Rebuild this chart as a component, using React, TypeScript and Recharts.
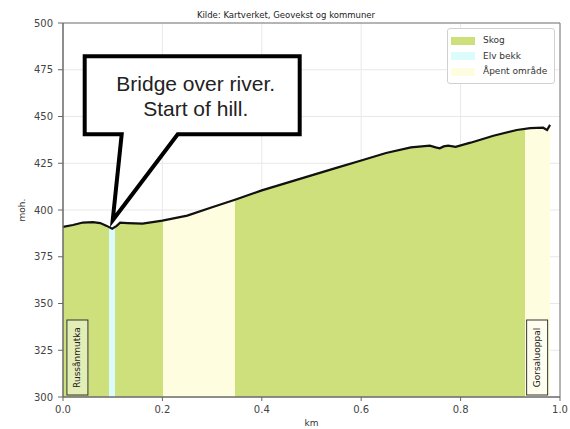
import { AreaChart, Area, XAxis, YAxis, CartesianGrid, Legend, ReferenceDot, ReferenceArea } from "recharts";

// elevation profile
const distanceKm = [
  0.0, 0.02, 0.04, 0.06, 0.075, 0.088, 0.099, 0.108, 0.115, 0.13, 0.16, 0.2, 0.25, 0.3,
  0.346, 0.4, 0.5, 0.55, 0.6, 0.65, 0.7, 0.738, 0.75, 0.758, 0.766, 0.775, 0.79, 0.82,
  0.866, 0.913, 0.94, 0.966, 0.974, 0.98,
];
const heightMoh = [
  391, 392, 393.3, 393.5, 393, 391.5, 390, 391.5, 393.2, 393, 392.7, 394.3, 397, 401.5,
  405.5, 410.5, 418.5, 422.5, 426.5, 430.5, 433.5, 434.4, 433.5, 433, 434, 434.4, 433.8, 436,
  439.7, 442.8, 443.8, 444, 442.8, 445.5,
];

const xTicks = [0, 0.2, 0.4, 0.6, 0.8, 1.0];
const yTicks = [300, 325, 350, 375, 400, 425, 450, 475, 500];

// land cover along the route
const coverNames = ["Skog", "Elv bekk", "Åpent område"];
const coverColors = ["#cde07c", "#dcfcfc", "#fffde0"];
const segmentFrom = [0, 0.092, 0.104, 0.201, 0.346, 0.93];
const segmentTo = [0.092, 0.104, 0.201, 0.346, 0.93, 0.98];
const segmentCover = [0, 1, 0, 2, 0, 2];

const placeNames = ["Russånmutka", "Gorsaluoppal"];
const placeKm = [0.029, 0.954];

const calloutLines = ["Bridge over river.", "Start of hill."];
const calloutKm = 0.1;
const calloutMoh = 394.5;

const title = "Kilde: Kartverket, Geovekst og kommuner";

const profile = distanceKm.map((km, i) => ({ km, moh: heightMoh[i] }));
const xMax = distanceKm[distanceKm.length - 1];

const axisFont = "'DejaVu Sans', sans-serif";

function Callout({ cx, cy }: any) {
  const left = cx - 28;
  const right = cx + 187;
  const top = cy - 164;
  const bottom = cy - 86;
  const d = `M ${left} ${top} H ${right} V ${bottom} H ${cx + 65} L ${cx} ${cy} L ${cx + 9} ${bottom} H ${left} Z`;
  return (
    <g>
      <path d={d} fill="#fff" stroke="#000" strokeWidth={4} strokeLinejoin="miter" />
      {calloutLines.map((t, i) => (
        <text
          key={i}
          x={cx + 83}
          y={cy - 137 + i * 25}
          textAnchor="middle"
          dominantBaseline="central"
          fontFamily="'Liberation Sans', Arial, sans-serif"
          fontSize={21}
          fill="#222"
        >
          {t}
        </text>
      ))}
    </g>
  );
}

function PlaceLabel({ cx, cy, name }: any) {
  const w = 21;
  const h = 75;
  const midY = cy - 2 - h / 2;
  return (
    <g>
      <rect x={cx - w / 2} y={cy - 2 - h} width={w} height={h} fill="#fff" fillOpacity={0.45} stroke="#333" strokeWidth={1} />
      <text
        x={cx}
        y={midY}
        textAnchor="middle"
        dominantBaseline="central"
        transform={`rotate(-90 ${cx} ${midY})`}
        fontFamily={axisFont}
        fontSize={9}
        fill="#222"
      >
        {name}
      </text>
    </g>
  );
}

function CoverLegend() {
  return (
    <div
      style={{
        background: "#fff",
        border: "1px solid #d0d0d0",
        borderRadius: 3,
        padding: "4px 6px 3px 3px",
        fontFamily: axisFont,
        fontSize: 9,
        color: "#333",
        lineHeight: "15.5px",
      }}
    >
      {coverNames.map((n, i) => (
        <div key={n} style={{ display: "flex", alignItems: "center" }}>
          <span style={{ display: "inline-block", width: 24, height: 8, background: coverColors[i], marginRight: 8 }} />
          {n}
        </div>
      ))}
    </div>
  );
}

export default function App() {
  return (
    <div style={{ position: "absolute", left: 0, top: 0, width: 570, height: 429, background: "#fff" }}>
      <div
        style={{
          position: "absolute",
          left: 0,
          width: 572,
          top: 10,
          textAlign: "center",
          fontFamily: axisFont,
          fontSize: 8.5,
          color: "#222",
        }}
      >
        {title}
      </div>
      <AreaChart width={570} height={429} data={profile} margin={{ top: 23, right: 10, bottom: 0, left: 0 }}>
        <defs>
          <linearGradient id="cover" x1="0" y1="0" x2="1" y2="0">
            {segmentFrom.flatMap((from, i) => [
              <stop key={`a${i}`} offset={from / xMax} stopColor={coverColors[segmentCover[i]]} />,
              <stop key={`b${i}`} offset={segmentTo[i] / xMax} stopColor={coverColors[segmentCover[i]]} />,
            ])}
          </linearGradient>
        </defs>
        <CartesianGrid stroke="#e8e8e8" strokeWidth={1} />
        <XAxis
          dataKey="km"
          type="number"
          domain={[0, 1]}
          ticks={xTicks}
          tickFormatter={(v: number) => v.toFixed(1)}
          height={32}
          tickSize={4}
          tickMargin={5}
          stroke="#666"
          tick={{ fontSize: 10, fill: "#444", fontFamily: axisFont }}
          label={{
            value: "km",
            content: ({ viewBox }: any) => (
              <text
                x={viewBox.x + viewBox.width / 2}
                y={viewBox.y + 26}
                textAnchor="middle"
                dominantBaseline="central"
                fontFamily={axisFont}
                fontSize={9}
                fill="#333"
              >
                km
              </text>
            ),
          }}
        />
        <YAxis
          type="number"
          domain={[300, 500]}
          ticks={yTicks}
          allowDataOverflow
          width={63}
          tickSize={5}
          tickMargin={5}
          stroke="#666"
          tick={{ fontSize: 10, fill: "#444", fontFamily: axisFont }}
          label={{
            value: "moh.",
            content: ({ viewBox }: any) => {
              const x = viewBox.x + 22;
              const y = viewBox.y + viewBox.height / 2;
              return (
                <text
                  x={x}
                  y={y}
                  textAnchor="middle"
                  dominantBaseline="central"
                  transform={`rotate(-90 ${x} ${y})`}
                  fontFamily={axisFont}
                  fontSize={9}
                  fill="#333"
                >
                  moh.
                </text>
              );
            },
          }}
        />
        <Area
          type="linear"
          dataKey="moh"
          stroke="#111"
          strokeWidth={2.2}
          fill="url(#cover)"
          fillOpacity={1}
          baseValue={300}
          isAnimationActive={false}
          dot={false}
          activeDot={false}
        />
        <ReferenceArea x1={0} x2={1} y1={300} y2={500} fill="none" stroke="#777" strokeWidth={1} />
        {placeNames.map((name, i) => (
          <ReferenceDot
            key={name}
            x={placeKm[i]}
            y={300}
            r={0}
            shape={(p: any) => <PlaceLabel cx={p.cx} cy={p.cy} name={name} />}
          />
        ))}
        <ReferenceDot x={calloutKm} y={calloutMoh} r={0} shape={(p: any) => <Callout cx={p.cx} cy={p.cy} />} />
        <Legend
          layout="horizontal"
          verticalAlign="middle"
          align="center"
          content={() => <CoverLegend />}
          wrapperStyle={{ position: "absolute", left: 447, top: 28, width: 108, height: "auto", margin: 0 }}
        />
      </AreaChart>
    </div>
  );
}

## OBJECTIVE:
Leave out the pictures and reproduce the rest of the listing exactly.

## COMPLETED TASK:
Rebuild this chart as a component, using React, TypeScript and Recharts.
import { AreaChart, Area, XAxis, YAxis, CartesianGrid, Legend, ReferenceDot, ReferenceArea } from "recharts";

// elevation profile
const distanceKm = [
  0.0, 0.02, 0.04, 0.06, 0.075, 0.088, 0.099, 0.108, 0.115, 0.13, 0.16, 0.2, 0.25, 0.3,
  0.346, 0.4, 0.5, 0.55, 0.6, 0.65, 0.7, 0.738, 0.75, 0.758, 0.766, 0.775, 0.79, 0.82,
  0.866, 0.913, 0.94, 0.966, 0.974, 0.98,
];
const heightMoh = [
  391, 392, 393.3, 393.5, 393, 391.5, 390, 391.5, 393.2, 393, 392.7, 394.3, 397, 401.5,
  405.5, 410.5, 418.5, 422.5, 426.5, 430.5, 433.5, 434.4, 433.5, 433, 434, 434.4, 433.8, 436,
  439.7, 442.8, 443.8, 444, 442.8, 445.5,
];

const xTicks = [0, 0.2, 0.4, 0.6, 0.8, 1.0];
const yTicks = [300, 325, 350, 375, 400, 425, 450, 475, 500];

// land cover along the route
const coverNames = ["Skog", "Elv bekk", "Åpent område"];
const coverColors = ["#cde07c", "#dcfcfc", "#fffde0"];
const segmentFrom = [0, 0.092, 0.104, 0.201, 0.346, 0.93];
const segmentTo = [0.092, 0.104, 0.201, 0.346, 0.93, 0.98];
const segmentCover = [0, 1, 0, 2, 0, 2];

const placeNames = ["Russånmutka", "Gorsaluoppal"];
const placeKm = [0.029, 0.954];

const calloutLines = ["Bridge over river.", "Start of hill."];
const calloutKm = 0.1;
const calloutMoh = 394.5;

const title = "Kilde: Kartverket, Geovekst og kommuner";

const profile = distanceKm.map((km, i) => ({ km, moh: heightMoh[i] }));
const xMax = distanceKm[distanceKm.length - 1];

const axisFont = "'DejaVu Sans', sans-serif";

function Callout({ cx, cy }: any) {
  const left = cx - 28;
  const right = cx + 187;
  const top = cy - 164;
  const bottom = cy - 86;
  const d = `M ${left} ${top} H ${right} V ${bottom} H ${cx + 65} L ${cx} ${cy} L ${cx + 9} ${bottom} H ${left} Z`;
  return (
    <g>
      <path d={d} fill="#fff" stroke="#000" strokeWidth={4} strokeLinejoin="miter" />
      {calloutLines.map((t, i) => (
        <text
          key={i}
          x={cx + 83}
          y={cy - 137 + i * 25}
          textAnchor="middle"
          dominantBaseline="central"
          fontFamily="'Liberation Sans', Arial, sans-serif"
          fontSize={21}
          fill="#222"
        >
          {t}
        </text>
      ))}
    </g>
  );
}

function PlaceLabel({ cx, cy, name }: any) {
  const w = 21;
  const h = 75;
  const midY = cy - 2 - h / 2;
  return (
    <g>
      <rect x={cx - w / 2} y={cy - 2 - h} width={w} height={h} fill="#fff" fillOpacity={0.45} stroke="#333" strokeWidth={1} />
      <text
        x={cx}
        y={midY}
        textAnchor="middle"
        dominantBaseline="central"
        transform={`rotate(-90 ${cx} ${midY})`}
        fontFamily={axisFont}
        fontSize={9}
        fill="#222"
      >
        {name}
      </text>
    </g>
  );
}

function CoverLegend() {
  return (
    <div
      style={{
        background: "#fff",
        border: "1px solid #d0d0d0",
        borderRadius: 3,
        padding: "4px 6px 3px 3px",
        fontFamily: axisFont,
        fontSize: 9,
        color: "#333",
        lineHeight: "15.5px",
      }}
    >
      {coverNames.map((n, i) => (
        <div key={n} style={{ display: "flex", alignItems: "center" }}>
          <span style={{ display: "inline-block", width: 24, height: 8, background: coverColors[i], marginRight: 8 }} />
          {n}
        </div>
      ))}
    </div>
  );
}

export default function App() {
  return (
    <div style={{ position: "absolute", left: 0, top: 0, width: 570, height: 429, background: "#fff" }}>
      <div
        style={{
          position: "absolute",
          left: 0,
          width: 572,
          top: 10,
          textAlign: "center",
          fontFamily: axisFont,
          fontSize: 8.5,
          color: "#222",
        }}
      >
        {title}
      </div>
      <AreaChart width={570} height={429} data={profile} margin={{ top: 23, right: 10, bottom: 0, left: 0 }}>
        <defs>
          <linearGradient id="cover" x1="0" y1="0" x2="1" y2="0">
            {segmentFrom.flatMap((from, i) => [
              <stop key={`a${i}`} offset={from / xMax} stopColor={coverColors[segmentCover[i]]} />,
              <stop key={`b${i}`} offset={segmentTo[i] / xMax} stopColor={coverColors[segmentCover[i]]} />,
            ])}
          </linearGradient>
        </defs>
        <CartesianGrid stroke="#e8e8e8" strokeWidth={1} />
        <XAxis
          dataKey="km"
          type="number"
          domain={[0, 1]}
          ticks={xTicks}
          tickFormatter={(v: number) => v.toFixed(1)}
          height={32}
          tickSize={4}
          tickMargin={5}
          stroke="#666"
          tick={{ fontSize: 10, fill: "#444", fontFamily: axisFont }}
          label={{
            value: "km",
            content: ({ viewBox }: any) => (
              <text
                x={viewBox.x + viewBox.width / 2}
                y={viewBox.y + 26}
                textAnchor="middle"
                dominantBaseline="central"
                fontFamily={axisFont}
                fontSize={9}
                fill="#333"
              >
                km
              </text>
            ),
          }}
        />
        <YAxis
          type="number"
          domain={[300, 500]}
          ticks={yTicks}
          allowDataOverflow
          width={63}
          tickSize={5}
          tickMargin={5}
          stroke="#666"
          tick={{ fontSize: 10, fill: "#444", fontFamily: axisFont }}
          label={{
            value: "moh.",
            content: ({ viewBox }: any) => {
              const x = viewBox.x + 22;
              const y = viewBox.y + viewBox.height / 2;
              return (
                <text
                  x={x}
                  y={y}
                  textAnchor="middle"
                  dominantBaseline="central"
                  transform={`rotate(-90 ${x} ${y})`}
                  fontFamily={axisFont}
                  fontSize={9}
                  fill="#333"
                >
                  moh.
                </text>
              );
            },
          }}
        />
        <Area
          type="linear"
          dataKey="moh"
          stroke="#111"
          strokeWidth={2.2}
          fill="url(#cover)"
          fillOpacity={1}
          baseValue={300}
          isAnimationActive={false}
          dot={false}
          activeDot={false}
        />
        <ReferenceArea x1={0} x2={1} y1={300} y2={500} fill="none" stroke="#777" strokeWidth={1} />
        {placeNames.map((name, i) => (
          <ReferenceDot
            key={name}
            x={placeKm[i]}
            y={300}
            r={0}
            shape={(p: any) => <PlaceLabel cx={p.cx} cy={p.cy} name={name} />}
          />
        ))}
        <ReferenceDot x={calloutKm} y={calloutMoh} r={0} shape={(p: any) => <Callout cx={p.cx} cy={p.cy} />} />
        <Legend
          layout="horizontal"
          verticalAlign="middle"
          align="center"
          content={() => <CoverLegend />}
          wrapperStyle={{ position: "absolute", left: 447, top: 28, width: 108, height: "auto", margin: 0 }}
        />
      </AreaChart>
    </div>
  );
}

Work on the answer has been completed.